The book “Edge of the Village/Grenzland“ documents a vanishing generation and their lived experience during one of the 20th century’s most significant geopolitical divisions. It consists of photographs by Dana Mueller Robinson, who was born in a small village in the GDR/Thuringia – close to the border with West-Germany/Bavaria. Starting in 2010, Mueller Robinson—who now lives and works in Boston—returned to her home village to photograph, research, interview family members, and accumulate historical documents. The narratives emerging from her family’s personal archives reflect on the generational experiences of living and working in the German Democratic Republic. Her contemporary photographs—of family members, locals, and particularly the landscape where the former border once stood—meditate on the realities and sentiments of post-unification, where the GDR’s complex past continues to echo.
The book is published 36 years after the reunification of Germany at a critical moment: the physical border has now faded, yet the psychological, cultural, and political divisions remain—Mueller Robinson’s photographic chronicle captures this liminal state. The book‘s aim is to record these first-hand memories and relationships to place before they disappear.
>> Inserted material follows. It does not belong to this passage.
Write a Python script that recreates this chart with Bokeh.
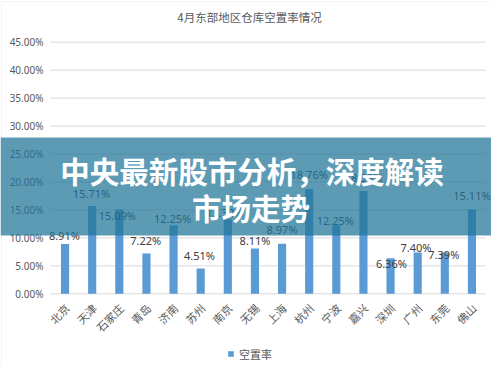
from bokeh.plotting import figure
from bokeh.models import (ColumnDataSource, Range1d, Label, BoxAnnotation, Legend, LegendItem)
from bokeh.core.properties import value
from bokeh.embed import file_html
from bokeh.resources import INLINE
from math import pi

# ---- data ----
cities = ["北京", "天津", "石家庄", "青岛", "济南", "苏州", "南京", "无锡",
          "上海", "杭州", "宁波", "嘉兴", "深圳", "广州", "东莞", "佛山"]
rates = [8.91, 15.71, 15.09, 7.22, 12.25, 4.51, 13.32, 8.11,
         8.97, 18.76, 12.25, 18.38, 6.36, 7.40, 7.39, 15.11]
y_ticks = [0, 5, 10, 15, 20, 25, 30, 35, 40, 45]
y_tick_labels = ["%.2f%%" % t for t in y_ticks]
title_text = "4月东部地区仓库空置率情况"
series_name = "空置率"
banner_lines = ["中央最新股市分析，深度解读", "市场走势"]

# label placement (pixels above the bar top / horizontal nudge) - style only
lab_dy = [8.5, 12.8, -6, 13, 6.5, 13, 7, 8, 14, 14, 4.8, 14, -5.6, 5.2, -2, 13.8]
lab_dx = [-0.7, -0.7, -2, -0.7, -1, -1.3, -3, 0, 0, 0, -1, 0, 0.8, -1.8, -1, 0]

# ---- layout (canvas pixels) ----
W, H = 491, 366
PL, PR, PT, PB = 51.0, 485.0, 41.7, 293.3      # plot-area edges
n = len(cities)
px_per_cat = (PR - PL) / n
y_max = max(y_ticks)
px_per_unit = (PB - PT) / y_max
x_start = -0.5 - PL / px_per_cat
x_end = n - 0.5 + (W - PR) / px_per_cat
y_end = y_max + PT / px_per_unit
y_start = -(H - PB) / px_per_unit

idx = list(range(n))
src = ColumnDataSource(dict(
    x=idx, city=cities, rate=rates,
    label=["%.2f%%" % r for r in rates],
    dy=[-d for d in lab_dy], dx=lab_dx,
))

p = figure(width=W, height=H, x_range=Range1d(x_start, x_end), y_range=Range1d(y_start, y_end),
           x_axis_location=None, y_axis_location=None,
           output_backend="svg", toolbar_location=None,
           min_border=0)
p.outline_line_color = None
p.grid.visible = False
p.background_fill_color = "white"
p.border_fill_color = "white"

# chart border
p.add_layout(BoxAnnotation(left=1, right=W + 6, bottom=-6, top=H - 1,
                           left_units="screen", right_units="screen",
                           top_units="screen", bottom_units="screen",
                           fill_alpha=0, line_color="#d9d9d9", line_width=1, level="underlay"))

# gridlines + axis line
p.segment(x0=-0.5 - 1 / px_per_cat, x1=n - 0.5, y0=y_ticks, y1=y_ticks,
          line_color="#d9d9d9", line_width=1)

# y tick labels
p.text(x=[-0.5] * len(y_ticks), y=y_ticks, text=y_tick_labels, x_offset=-8,
       text_align="right", text_baseline="middle", text_font=value("Noto Sans"),
       text_font_size="10px", text_color="#595959")

# x category labels (rotated)
p.text(x=idx, y=[0] * n, text=cities, angle=pi / 4, x_offset=2, y_offset=12,
       text_align="right", text_baseline="middle", text_font=value("Noto Sans CJK SC"),
       text_font_size="11px", text_color="#595959")

bars = p.vbar(x="x", top="rate", width=0.3, source=src,
              fill_color="#5b9bd5", line_color=None)

p.text(x="x", y="rate", text="label", source=src, x_offset="dx", y_offset="dy",
       text_align="center", text_baseline="middle", text_font=value("Noto Sans"),
       text_font_size="11px", text_color="#404040")

# title
p.add_layout(Label(x=249, y=H - 16.5, x_units="screen", y_units="screen",
                   text=title_text, text_align="center", text_baseline="middle",
                   text_font="Noto Sans CJK SC", text_font_size="11.5px", text_color="#595959"))

# legend
legend = Legend(items=[LegendItem(label=series_name, renderers=[bars])],
                location=(227, H - 361.5), orientation="horizontal",
                padding=0, margin=0, spacing=0, glyph_width=7, glyph_height=7,
                label_standoff=5, label_height=12, label_text_font="Noto Sans CJK SC",
                label_text_font_size="11px", label_text_color="#595959",
                border_line_alpha=0, background_fill_alpha=0)
p.add_layout(legend)

# banner overlay
p.add_layout(BoxAnnotation(left=0, right=W, bottom=H - 235, top=H - 137,
                           left_units="screen", right_units="screen",
                           top_units="screen", bottom_units="screen",
                           fill_color="#1f7498", fill_alpha=0.72, line_alpha=0, level="overlay"))
p.add_layout(Label(x=251.5, y=H - 169, x_units="screen", y_units="screen",
                   text=banner_lines[0], text_align="center", text_baseline="middle",
                   text_font="Noto Sans CJK SC", text_font_size="29.5px", text_font_style="bold",
                   text_color="white", level="overlay"))
p.add_layout(Label(x=250.5, y=H - 206.7, x_units="screen", y_units="screen",
                   text=banner_lines[1], text_align="center", text_baseline="middle",
                   text_font="Noto Sans CJK SC", text_font_size="29.5px", text_font_style="bold",
                   text_color="white", level="overlay"))

open("out.html", "w").write(file_html(p, INLINE))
The text by Asif A. Siddiqi explores a series of 1958 photographs showing villagers gathered around a handmade rocket constructed by Mueller Robinson’s grandfather in their backyard, staging an imaginative journey to the moon. German sociologist Matthias Quent examines the persistent political, social, and demographic inequalities in eastern Germany—and the consequences these have for political mentalities and regional identity formation.